Jerry Brown's Beijing Fling With Fossil Fuel Industry Contributors

While in Beijing last month, Gov. Jerry Brown publicly promoted the fight against climate change. Just as important was the quiet attendance of AES, a major builder of fossil-fuel power plants in California.

Was the governor making plans to cut greenhouse-gas emissions, or was he making deals to build more climate-warming natural gas plants? Unfortunately, California’s transparency laws don’t ensure the disclosure of such backroom conversations.

AES was part of a 30-member business delegation organized by the Bay Area Council and chipped in an extra $5,500 to participate.

Businesses contribute to the California State Protocol Foundation that finances the governor’s travel and paid for this trip. NRG, another fossil-fuel power plant builder, donated $25,000 to the foundation.

Both AES and NRG also have donated tens of thousands of dollars to two of Brown’s favorite causes, the Oakland School for the Arts and the Oakland Military Institute.

AES recently won the right to build two big, unnecessary new fossil-fuel power plants in the Los Angeles Basin for Southern California Edison. When Californians are overpaying billions of dollars for their electricity, and independent operators are shutting down their plants, it’s outrageous that AES would win the right to build new fossil-fueled power plants and then parade around the world with the governor as climate change champions while enjoying special access to top officials.

Did AES ask Gov. Brown or California Energy Commission Chair Robert Weisenmiller (also on the China trip) to soften up the PUC before Edison asks to build even more capacity into the plants than the PUC approved?

We don’t know, because no backroom deals need be disclosed unless PUC commissioners or administrative law judges are involved.

The PUC should disclose any contact between AES and administration officials on the trip, as well as the governor himself. If the PUC won’t do that, then the Legislature should make it disclose and require other power plant regulators to do the same.

The PUC itself has a troubled history of backroom dealing. Former PUC President Michael Peevey remains under criminal investigation for secretly cutting a deal with Edison on a business-financed Poland junket to make ratepayers cover most of the billions of dollars to decommission a flawed nuclear power plant.

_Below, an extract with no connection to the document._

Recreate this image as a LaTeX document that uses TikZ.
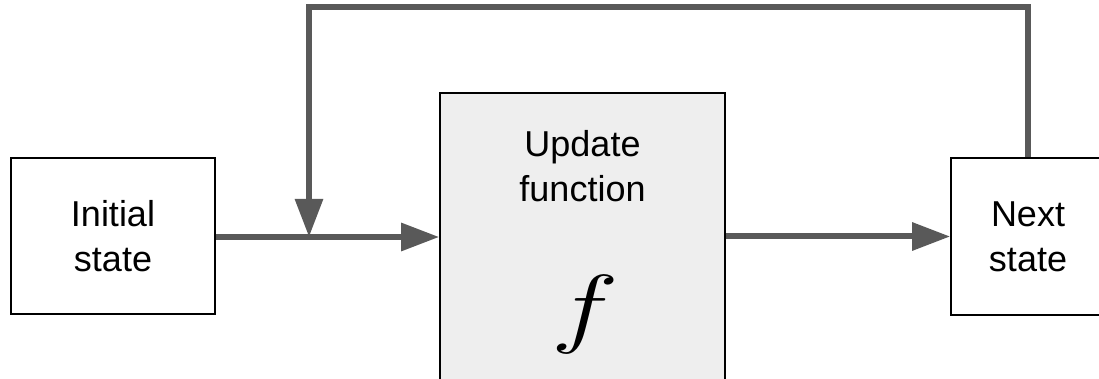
\RequirePackage{fix-cm}
\documentclass[tikz,border=0pt]{standalone}
\usepackage{fontspec}
\usepackage{graphicx}
\setmainfont{Liberation Sans}
\usetikzlibrary{arrows.meta}
\definecolor{flowgray}{HTML}{595959}
\definecolor{boxfill}{HTML}{EEEEEE}
\tikzset{
  box/.style={draw=black, line width=1.6pt, inner sep=0pt, align=center,
    font=\fontsize{36}{45}\selectfont},
  label/.style={inner sep=0pt, align=center, font=\fontsize{36}{45}\selectfont},
  flow/.style={draw=flowgray, line width=6pt,
    -{Triangle[length=38pt,width=27pt]}}
}
\begin{document}
\begin{tikzpicture}[x=1pt, y=-1pt]
  \useasboundingbox (0,0) rectangle (1099,379);

  % blocks
  \node[box, minimum width=204pt, minimum height=156pt] (init) at (113,236)
    {Initial\\state};
  \node[box, fill=boxfill, minimum width=285pt, minimum height=297pt] (upd)
    at (582.5,241.5) {};
  \node[box, minimum width=154pt, minimum height=157pt] (next) at (1028,236.5)
    {Next\\state};

  % text inside the update block
  \node[label] (updtext) at (582.5,166.5) {Update\\function};
  \node[anchor=base, inner sep=0pt, font=\fontsize{88}{88}\selectfont]
    (fsym) at (585,336) {\scalebox{1.3}[1]{$f$}};

  % forward path
  \coordinate (join) at (309,237);
  \coordinate (fbtop) at (309,7.5);
  \draw[flow] (init.east |- join) -- (join -| upd.west);
  \draw[flow] (next.west -| upd.east) -- (next.west);

  % feedback loop from the next state back into the input
  \draw[flow, line join=miter] (next.north) |- (fbtop) -- (join);
\end{tikzpicture}
\end{document}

All five of Brown’s appointed PUC commissioners are his former top aides or executive branch appointees. They do the governor’s bidding. One, Cliff Rechtschaffen, fired tough oil and gas safety regulators trying to make oil production safer.

It’s no accident that 15 natural gas power plants have been green-lighted or constructed under Brown while we have such a glut of power that we pay other states to take our excess solar energy. The public has a right to know how such deals get done as it is paying $40 billion a year for electricity — nearly $7 billion more than a decade ago.

The people of California are owed full disclosure of any conversations decision-makers had with energy companies on Brown’s Beijing fling.

After all, there is no other government decision-maker in California besides Brown who is more instrumental in shaping policies that keep fossil fuels in business.